Today marks the third day since the improbable occurred. I had never really entertained that tomorrow I might be returning to a country possibly headed towards fascism, but now we feel shell-shocked. I think maybe more than Eric or Helen I’ve shut out the absurd reality. I feel a million miles away from America, practically isolated in this remote island near the arctic, and emotionally estranged from the country I call home.
Two thoughts have stubbornly bubbled past my repression of reality: the nobler one a concern for the most vulnerable in our society, now facing an emboldened bigotry, the other a guttural survivalism considering moving out of New York for fear of nuclear war and the possibility of finding myself in an internment camp in case of a war with China.


For now, I’m still a world away. We drive across stark moonscapes, moss pastures, and glacier-carved ranges. The other-worldliness of it all matches the bizzaro-quality of the timeline we now occupy, on the other hand the ethereal beauty does not.
As we drive from vista to vista, Helen, Eric, and I slowly let reality seep in. We go through the motions of being tourists; we smile for photos, we acknowledge undeniable beauty around us, we mourn each at our own pace.
I take pride in being a pragmatist, even a realist, but I find my practical constitution failing me, as if I’m dipping my feet in painfully cold water; the prospect of my body adjusting once fully submerged, but I recoil at the pain and the fear that I might drown after all.


I’ve also been making my way through “Extremely loud and incredibly close.” I can’t help but to read it as a parallel reflection on catastrophe, a story of people finding their footing in a post-crisis world (in this case 9/11).

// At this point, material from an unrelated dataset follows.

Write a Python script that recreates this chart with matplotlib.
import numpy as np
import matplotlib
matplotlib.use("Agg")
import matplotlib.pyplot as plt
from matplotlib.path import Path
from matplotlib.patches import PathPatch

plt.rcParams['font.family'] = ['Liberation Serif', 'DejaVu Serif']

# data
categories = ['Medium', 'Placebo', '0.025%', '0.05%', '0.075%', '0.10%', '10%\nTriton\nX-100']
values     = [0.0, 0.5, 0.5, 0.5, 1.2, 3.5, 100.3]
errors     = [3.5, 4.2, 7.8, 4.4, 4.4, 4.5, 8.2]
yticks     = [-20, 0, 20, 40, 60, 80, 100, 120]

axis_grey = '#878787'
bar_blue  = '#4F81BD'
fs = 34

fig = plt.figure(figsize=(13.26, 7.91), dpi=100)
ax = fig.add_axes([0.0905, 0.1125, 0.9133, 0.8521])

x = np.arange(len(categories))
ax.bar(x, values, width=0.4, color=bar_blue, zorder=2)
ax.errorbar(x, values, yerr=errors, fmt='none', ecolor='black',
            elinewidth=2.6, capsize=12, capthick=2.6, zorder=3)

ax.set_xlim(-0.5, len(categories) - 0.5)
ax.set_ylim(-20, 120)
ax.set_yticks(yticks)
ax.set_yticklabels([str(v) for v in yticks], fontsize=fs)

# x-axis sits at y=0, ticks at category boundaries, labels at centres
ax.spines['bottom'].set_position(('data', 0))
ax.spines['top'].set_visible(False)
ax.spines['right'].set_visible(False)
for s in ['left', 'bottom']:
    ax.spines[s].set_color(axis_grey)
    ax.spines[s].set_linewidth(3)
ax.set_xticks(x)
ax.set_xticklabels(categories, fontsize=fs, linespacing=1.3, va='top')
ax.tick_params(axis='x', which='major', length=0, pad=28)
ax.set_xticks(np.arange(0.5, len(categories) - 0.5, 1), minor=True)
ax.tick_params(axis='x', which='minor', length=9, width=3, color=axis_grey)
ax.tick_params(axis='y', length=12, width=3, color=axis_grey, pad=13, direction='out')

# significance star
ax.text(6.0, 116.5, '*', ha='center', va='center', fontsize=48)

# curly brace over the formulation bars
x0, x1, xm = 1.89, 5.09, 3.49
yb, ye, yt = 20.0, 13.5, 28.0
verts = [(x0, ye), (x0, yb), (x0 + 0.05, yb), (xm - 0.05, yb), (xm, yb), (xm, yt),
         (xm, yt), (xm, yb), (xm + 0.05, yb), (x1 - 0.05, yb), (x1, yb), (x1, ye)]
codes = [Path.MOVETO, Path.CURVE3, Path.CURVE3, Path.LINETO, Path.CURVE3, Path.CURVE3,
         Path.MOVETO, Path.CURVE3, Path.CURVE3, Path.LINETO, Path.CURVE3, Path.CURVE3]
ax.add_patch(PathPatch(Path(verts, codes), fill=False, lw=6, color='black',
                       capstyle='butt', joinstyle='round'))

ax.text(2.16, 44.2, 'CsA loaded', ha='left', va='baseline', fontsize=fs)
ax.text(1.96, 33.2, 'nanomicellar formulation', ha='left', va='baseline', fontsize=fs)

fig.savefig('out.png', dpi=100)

While Oskar’s personal trauma is his own, he copes in a world united in mourning, and in solidarity against the perpetrators. Our own crisis, albeit with less personal tragedy, is more troubling in other ways. We awake to a rude reality in which our neighbors and fellow citizens suddenly feel a lot more like strangers.The ugliness we wrestle with is not a grotesque foreign enemy, but an internal sickness in which we each share complicity.
I hope there is a better future yet for the American experiment, and I will not shirk my responsibility in the project towards a more perfect union, but today I am not an optimist.